Monday, August 07, 2000

Walk 20 -- Sandgate to Folkestone Harbour

Ages: Colin was 58 years and 91 days. Rosemary was 55 years and 218 days.
Weather: Threatening clouds, but remaining dry and very warm, as yesterday in fact.
Location: From Sandgate to Folkestone.
Distance: 3 miles.
Total distance: 133 miles.
Terrain: Some concrete prom covered in shingle, some shingle beach and some tarmacked and cobbled streets.
Tide: Coming in.
Rivers to cross: None.
Ferries: None.
Piers: None.
Kissing gates: None.
Pubs: None. (Colin said he ‘couldn’t be bothered’ to go looking for a pub only to find it had disappointing beer!!)
‘English Heritage’ properties: None.
Ferris wheels: None, despite a fairground at Folkestone.
Diversions: None.
How we got there and back: We packed up our camp at Stelling Minnis. We drove to Sandgate where we parked in the free car park overlooking the sea wall.
At the end, we walked back to Folkestone bus station and caught a bus which was 15 minutes late back to Sandgate. The fare for this two mile journey was £1.05 each! (A taxi could well have been cheaper.) Then we drove home to Bognor.

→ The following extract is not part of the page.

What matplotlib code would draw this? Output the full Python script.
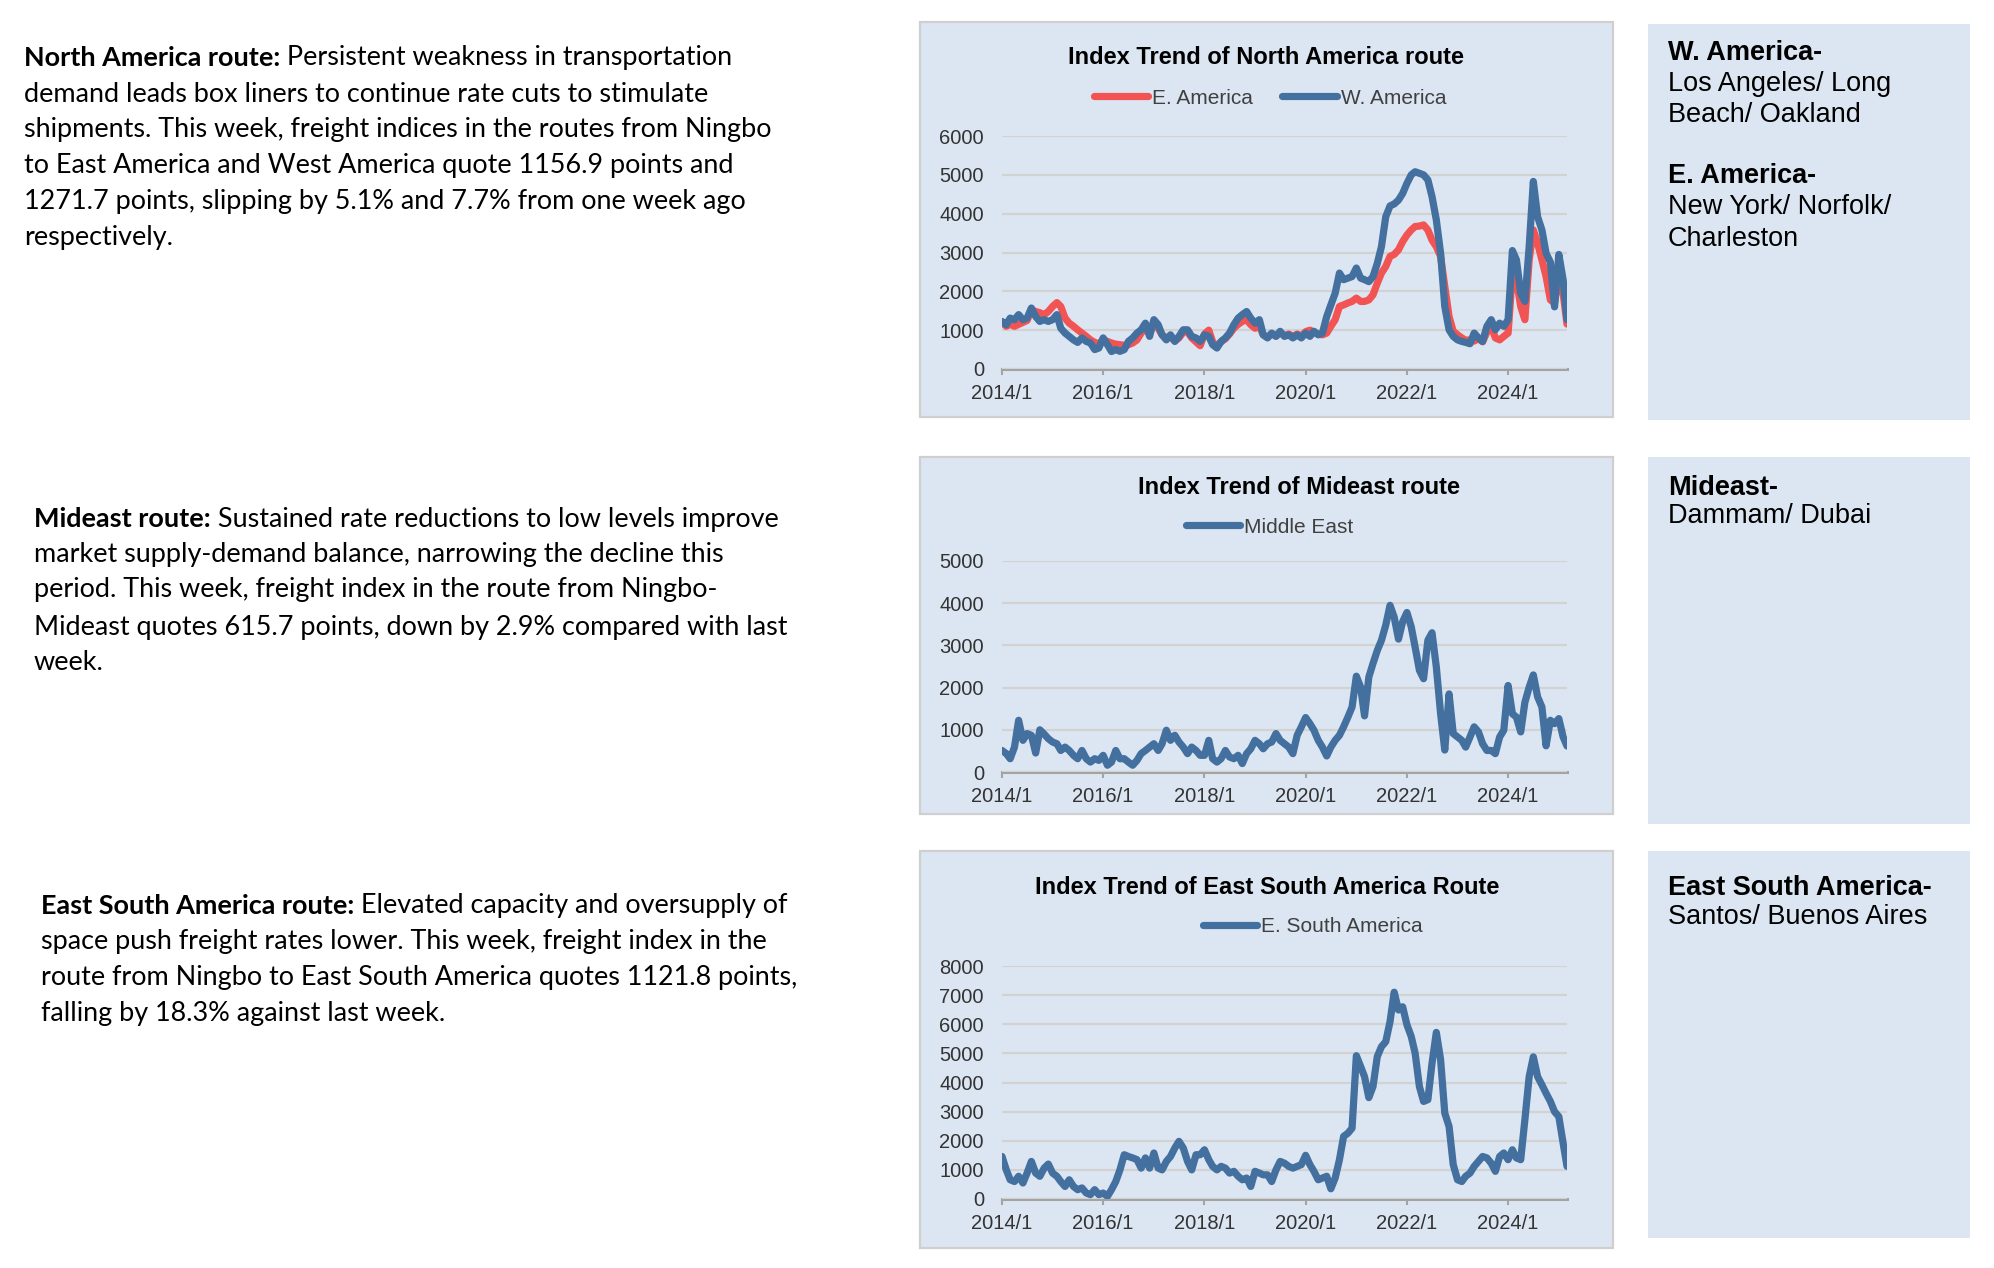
import numpy as np
import pandas as pd
import matplotlib
matplotlib.use("Agg")
import matplotlib.pyplot as plt
from matplotlib.patches import Rectangle

# ---------------- data ----------------
start_month = "2014-01-01"
tick_years = [2014, 2016, 2018, 2020, 2022, 2024]
tick_labels = ["2014/1", "2016/1", "2018/1", "2020/1", "2022/1", "2024/1"]

east_america = [
    1200, 1100, 1150, 1100, 1150, 1200, 1250, 1520, 1480, 1450, 1400, 1480,
    1610, 1710, 1610, 1310, 1180, 1100, 1010, 925, 840, 750, 685, 650,
    750, 710, 670, 640, 625, 610, 625, 670, 750, 925, 1050, 925,
    1180, 1050, 880, 800, 840, 720, 800, 950, 950, 800, 700, 600,
    900, 1000, 700, 580, 700, 780, 900, 1050, 1150, 1225, 1270, 1140,
    1050, 1100, 880, 820, 900, 850, 930, 860, 900, 840, 900, 850,
    960, 1000, 950, 900, 880, 925, 1100, 1270, 1610, 1650, 1700, 1740,
    1825, 1740, 1740, 1780, 1910, 2210, 2470, 2640, 2900, 2950, 3070, 3280,
    3450, 3580, 3670, 3680, 3710, 3580, 3320, 3150, 2900, 2125, 1350, 970,
    880, 800, 740, 750, 720, 780, 700, 950, 1100, 800, 750, 840,
    925, 2470, 2300, 1610, 1270, 2810, 3580, 3240, 2810, 2380, 1780, 1700,
    2380, 1950, 1157,
]
west_america = [
    1225, 1140, 1310, 1270, 1400, 1270, 1310, 1570, 1350, 1225, 1270, 1225,
    1270, 1400, 1050, 925, 840, 750, 685, 800, 710, 670, 500, 540,
    800, 625, 450, 500, 455, 500, 710, 800, 925, 1010, 1180, 840,
    1270, 1140, 880, 750, 880, 710, 840, 1010, 1010, 840, 800, 710,
    880, 840, 625, 540, 710, 800, 925, 1140, 1310, 1400, 1480, 1310,
    1180, 1270, 880, 800, 925, 840, 970, 840, 880, 800, 880, 800,
    925, 840, 970, 880, 925, 1350, 1650, 1950, 2470, 2300, 2340, 2380,
    2600, 2340, 2300, 2250, 2380, 2720, 3150, 3920, 4200, 4250, 4350, 4520,
    4780, 5000, 5080, 5040, 5000, 4870, 4440, 3840, 2980, 1610, 1010, 840,
    750, 710, 685, 650, 925, 800, 710, 1100, 1270, 1010, 1180, 1100,
    1270, 3050, 2810, 1950, 1740, 3150, 4830, 3920, 3580, 2980, 2750, 1600,
    2950, 2300, 1272,
]
middle_east = [
    510, 435, 315, 590, 1225, 750, 910, 870, 450, 1000, 900, 790,
    710, 670, 510, 590, 510, 395, 315, 510, 315, 235, 315, 275,
    395, 160, 235, 510, 315, 315, 235, 160, 275, 435, 510, 590,
    670, 510, 670, 990, 750, 870, 710, 590, 435, 590, 510, 395,
    395, 750, 315, 235, 315, 510, 355, 315, 395, 200, 435, 550,
    750, 670, 550, 670, 710, 910, 750, 670, 590, 435, 870, 1070,
    1290, 1145, 990, 750, 590, 380, 590, 750, 870, 1070, 1300, 1540,
    2270, 2010, 1330, 2250, 2570, 2880, 3120, 3480, 3950, 3670, 3150, 3560,
    3780, 3440, 2960, 2410, 2210, 3120, 3300, 2490, 1380, 520, 1850, 910,
    830, 750, 590, 830, 1070, 950, 670, 510, 510, 435, 830, 990,
    2050, 1380, 1300, 950, 1650, 2010, 2300, 1780, 1540, 620, 1225, 1145,
    1265, 830, 616,
]
east_south_america = [
    1460, 1000, 660, 600, 780, 550, 890, 1290, 890, 780, 1060, 1200,
    890, 780, 600, 430, 660, 430, 320, 380, 205, 150, 320, 150,
    205, 90, 320, 600, 1000, 1520, 1460, 1410, 1350, 1060, 1410, 1060,
    1580, 1060, 1000, 1290, 1460, 1750, 1980, 1750, 1290, 1000, 1520, 1520,
    1690, 1350, 1120, 1000, 1120, 1060, 890, 950, 780, 660, 720, 430,
    950, 890, 830, 830, 600, 1000, 1290, 1230, 1120, 1060, 1120, 1180,
    1500, 1180, 950, 660, 720, 780, 350, 720, 1350, 2150, 2260, 2430,
    4920, 4550, 4200, 3480, 3860, 4890, 5230, 5400, 6090, 7100, 6490, 6600,
    5980, 5580, 5010, 3860, 3350, 3410, 4660, 5720, 4780, 2950, 2490, 1180,
    660, 600, 780, 890, 1120, 1290, 1460, 1410, 1230, 950, 1460, 1580,
    1350, 1690, 1410, 1350, 2720, 4200, 4880, 4200, 3920, 3630, 3350, 3000,
    2830, 1920, 1122,
]

dates = pd.date_range(start_month, periods=len(west_america), freq="MS")

# ---------------- layout helpers ----------------
W, H, DPI = 1994, 1268, 100
fig = plt.figure(figsize=(W / DPI, H / DPI), dpi=DPI, facecolor="white")

def fx(px):
    return px / W

def fy(py):
    return 1 - py / H

PANEL = "#DCE6F2"
BLUE = "#44709F"
RED = "#F25353"
SANS = ["Liberation Sans", "DejaVu Sans"]
BODY = ["Lato", "DejaVu Sans"]

def rect(x0, y0, x1, y1, edge=None):
    r = Rectangle((fx(x0), fy(y1)), fx(x1) - fx(x0), fy(y0) - fy(y1),
                  transform=fig.transFigure, facecolor=PANEL,
                  edgecolor=edge if edge else "none", lw=1.6 if edge else 0,
                  zorder=-5)
    fig.patches.append(r)

# chart panels
for (y0, y1) in [(22, 417), (457, 814), (851, 1248)]:
    rect(920, y0, 1613, y1, edge="#CFCFCF")
# right info panels
for (y0, y1) in [(24, 420), (457, 824), (851, 1238)]:
    rect(1648, y0, 1970, y1)

def make_axes(top_px, bot_px, ymax, step):
    ax = fig.add_axes([fx(1002), fy(bot_px), (1567 - 1002) / W,
                       (bot_px - top_px) / H])
    ax.set_facecolor("none")
    ax.set_zorder(2)
    ax.set_ylim(0, ymax)
    ax.set_yticks(np.arange(0, ymax + 1, step))
    ax.yaxis.grid(True, color="#D2D2D2", lw=1.6)
    ax.set_axisbelow(True)
    for s in ["top", "left", "right"]:
        ax.spines[s].set_visible(False)
    ax.spines["bottom"].set_color("#A3A3A3")
    ax.spines["bottom"].set_linewidth(2.2)
    ax.spines["bottom"].set_zorder(0.5)
    ax.tick_params(axis="y", length=0, pad=13, labelsize=14.5,
                   labelcolor="#333333")
    ax.tick_params(axis="x", length=4.5, width=1.5, color="#A3A3A3",
                   pad=6, labelsize=14.5, labelcolor="#333333")
    return ax

def finish_x(ax):
    ax.set_xlim(dates[0], dates[-1])
    ax.set_xticks([pd.Timestamp(f"{y}-01-01") for y in tick_years])
    ax.set_xticklabels(tick_labels)
    for lab in ax.get_xticklabels() + ax.get_yticklabels():
        lab.set_family(SANS)

LW = 5.2

def legend(ax, handles, x_px, y_px, ncol):
    leg = ax.legend(handles=handles, loc="center left",
                    bbox_to_anchor=(fx(x_px), fy(y_px)),
                    bbox_transform=fig.transFigure, ncol=ncol, frameon=False,
                    handlelength=2.6, handletextpad=0.2,
                    columnspacing=1.4, borderpad=0, borderaxespad=0,
                    prop={"family": SANS, "size": 15})
    for t in leg.get_texts():
        t.set_color("#404040")

TS = 17

# ---- chart 1: North America ----
ax1 = make_axes(136, 369, 6000, 1000)
l_e, = ax1.plot(dates, east_america, color=RED, lw=LW, label="E. America",
                solid_joinstyle="round", solid_capstyle="round")
l_w, = ax1.plot(dates, west_america, color=BLUE, lw=LW, label="W. America",
                solid_joinstyle="round", solid_capstyle="round")
finish_x(ax1)
legend(ax1, [l_e, l_w], 1094, 98, 2)
fig.text(fx(1266), fy(57), "Index Trend of North America route", ha="center",
         va="center", fontsize=TS, fontweight="bold", family=SANS)

# ---- chart 2: Mideast ----
ax2 = make_axes(561, 772, 5000, 1000)
l_m, = ax2.plot(dates, middle_east, color=BLUE, lw=LW, label="Middle East",
                solid_joinstyle="round", solid_capstyle="round")
finish_x(ax2)
legend(ax2, [l_m], 1186, 527, 1)
fig.text(fx(1299), fy(487), "Index Trend of Mideast route", ha="center",
         va="center", fontsize=TS, fontweight="bold", family=SANS)

# ---- chart 3: East South America ----
ax3 = make_axes(966, 1199, 8000, 1000)
l_s, = ax3.plot(dates, east_south_america, color=BLUE, lw=LW,
                label="E. South America", solid_joinstyle="round",
                solid_capstyle="round")
finish_x(ax3)
legend(ax3, [l_s], 1203, 927, 1)
fig.text(fx(1267), fy(887), "Index Trend of East South America Route",
         ha="center", va="center", fontsize=TS, fontweight="bold",
         family=SANS)

# ---------------- right panel texts ----------------
RP = 19.5
right_lines = [
    (53, "W. America-", True), (84, "Los Angeles/ Long", False),
    (115, "Beach/ Oakland", False), (176, "E. America-", True),
    (207, "New York/ Norfolk/", False), (239, "Charleston", False),
    (488, "Mideast-", True), (516, "Dammam/ Dubai", False),
    (888, "East South America-", True), (917, "Santos/ Buenos Aires", False),
]
for y, txt, b in right_lines:
    fig.text(fx(1668), fy(y), txt, ha="left", va="center", fontsize=RP,
             fontweight="bold" if b else "normal", family=SANS, color="black")

# ---------------- left paragraphs ----------------
renderer = fig.canvas.get_renderer()
probe = fig.text(0, 0, "shipments. This week, freight indices in the routes from Ningbo",
                 fontsize=20, family=BODY)
pw = probe.get_window_extent(renderer).width
probe.remove()
BS = 20 * 752 / pw

def paragraph(x, ys, bold, lines):
    first = fig.text(fx(x), fy(ys[0]), bold, ha="left", va="center",
                     fontsize=BS, fontweight="bold", family=BODY)
    bw = first.get_window_extent(renderer).width
    fig.text(fx(x + bw), fy(ys[0]), " " + lines[0], ha="left", va="center",
             fontsize=BS, family=BODY)
    for y, t in zip(ys[1:], lines[1:]):
        fig.text(fx(x), fy(y), t, ha="left", va="center", fontsize=BS,
                 family=BODY)

paragraph(24, [58, 94, 130, 165, 201, 237], "North America route:", [
    "Persistent weakness in transportation",
    "demand leads box liners to continue rate cuts to stimulate",
    "shipments. This week, freight indices in the routes from Ningbo",
    "to East America and West America quote 1156.9 points and",
    "1271.7 points, slipping by 5.1% and 7.7% from one week ago",
    "respectively.",
])
paragraph(34, [519, 555, 590, 627, 663], "Mideast route:", [
    "Sustained rate reductions to low levels improve",
    "market supply-demand balance, narrowing the decline this",
    "period. This week, freight index in the route from Ningbo-",
    "Mideast quotes 615.7 points, down by 2.9% compared with last",
    "week.",
])
paragraph(41, [906, 941, 977, 1014], "East South America route:", [
    "Elevated capacity and oversupply of",
    "space push freight rates lower. This week, freight index in the",
    "route from Ningbo to East South America quotes 1121.8 points,",
    "falling by 18.3% against last week.",
])

fig.savefig("out.png", dpi=DPI, facecolor="white")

We started along the lower prom which was covered in shingle washed up from the beach and seemed to be very unkempt. The prom soon ran out and we had a bit of shingle beach to walk on—but we are getting used to that. Then we discovered Folkestone’s nudist beach! There were cliffs to our left now, the first since Pett all that way back, and lying at the bottom of these were a few repulsive bodies looking like stranded white whales! Answer me this—why is it that the people who frequent nudist beaches are always middle-aged and bulbous? There are some things in life which are best kept hidden, and fat white naked bodies come high on the list!
Colin remarked on the rocks that were on the beach, a rather nice stone with a greenish tinge. Using my geological knowledge (after all, I have got an honours degree in the subject) I surmised that they were upper greensand, a layer of harder rock which occurs just below the chalk. (My computer, however, is quite ignorant of this because it has just marked greensand as a wrong spelling!) Ever since we were at Pett, forty miles back, we have been walking on flat shingle, mostly reclaimed from the sea. But we have seen the Downs away to our left, and over the last ten miles or so we have particularly noticed the line of green hills closing in on us—the North Downs. Folkestone is where they hit the sea, so it makes sense that the rocks just before Folkestone are the thin layer of upper greensand.
The Royal Military Canal starts at Pett and goes all along the bottom of these hills to end where the flat land ends, about where we came across the Citroën garage yesterday. It is very beautiful with lovely walks alongside it, we have crossed over it many times on our comings and goings to get to these walks. It is a complete wildlife sanctuary because it was never actually used for the purpose for which it was built—defence.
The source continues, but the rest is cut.